Со второго августа, после того как Тарусову велели завести книгу и после того как фельдшерам стали доплачивать за готовность, они начали присылать свои тетради.
— Тарусов пишет, — Миша нашёл строку в письме, — что из ста сорока восьми в барак поступило пятьдесят два. Остальные девяносто шесть лечились дома, и восемьдесят из них перенесли болезнь в лёгкой форме.
— В прошлом месяце их не было?
— Они были, — сказал Миша. — Их не было в бумаге.
Он вписал в первую полосу: тридцать четыре.
— Столько, по Тарусову, приходится на тех, кого раньше просто не записывали. Он считает грубо и сам это оговаривает.

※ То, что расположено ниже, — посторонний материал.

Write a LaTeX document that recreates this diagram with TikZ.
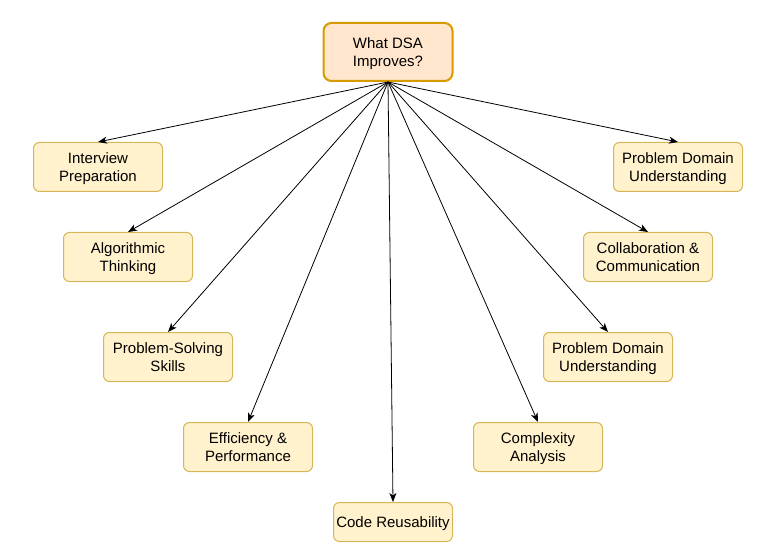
\documentclass[tikz,border=0pt]{standalone}
\usepackage{fontspec}
\setmainfont{Liberation Sans}
\usetikzlibrary{arrows.meta}
\definecolor{rootfill}{HTML}{FFE6CC}
\definecolor{rootline}{HTML}{D79B00}
\definecolor{leaffill}{HTML}{FFF2CC}
\definecolor{leafline}{HTML}{D6B656}
\begin{document}
\begin{tikzpicture}[x=1pt, y=-1pt,
    rootbox/.style={draw=rootline, fill=rootfill, line width=2pt, rounded corners=8pt,
        minimum width=129pt, minimum height=58pt, align=center, inner sep=0pt},
    leafbox/.style={draw=leafline, fill=leaffill, line width=1pt, rounded corners=6pt,
        minimum width=129pt, minimum height=49pt, align=center, inner sep=0pt},
    link/.style={-{Stealth[length=9pt, width=7pt, inset=2.5pt]}, line width=0.8pt},
    every node/.style={font=\fontsize{15pt}{18pt}\selectfont, text depth=0pt}]
    \useasboundingbox (0,0) rectangle (780,559);
    \node[rootbox] (dsa) at (388,52) {What DSA\\Improves?};
    \node[leafbox] (interview) at (98,167) {Interview\\Preparation};
    \node[leafbox] (algo) at (128,257) {Algorithmic\\Thinking};
    \node[leafbox] (solving) at (168,357) {Problem-Solving\\Skills};
    \node[leafbox] (effic) at (248,447) {Efficiency \&\\Performance};
    \node[leafbox, minimum width=119pt, minimum height=39pt] (reuse) at (393,522) {Code Reusability};
    \node[leafbox] (complex) at (538,447) {Complexity\\Analysis};
    \node[leafbox] (domainlow) at (608,357) {Problem Domain\\Understanding};
    \node[leafbox] (collab) at (648,257) {Collaboration \&\\Communication};
    \node[leafbox] (domaintop) at (678,167) {Problem Domain\\Understanding};
    \foreach \target in {interview, algo, solving, effic, reuse, complex, domainlow, collab, domaintop}
        \draw[link] (dsa.south) -- (\target.north);
\end{tikzpicture}
\end{document}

Вторая полоса далась хуже.
Её нашёл Бабин, и нашёл случайно: составляя опись поступивших, он выписывал деревни, а потом стал выписывать волости, потому что ему так было аккуратнее.
Из пятидесяти двух поступивших в барак двадцать два были не из Козловского уезда.
— Кузьминская волость, — читал Миша. — Волотовская. Троекуровская. Это всё Лебедянский уезд. Они привозят к нам.
— Почему к нам?
— Потому что у них нет барака, — сказал Миша. — А у нас есть, и до нас двадцать вёрст, а до Лебедяни сорок.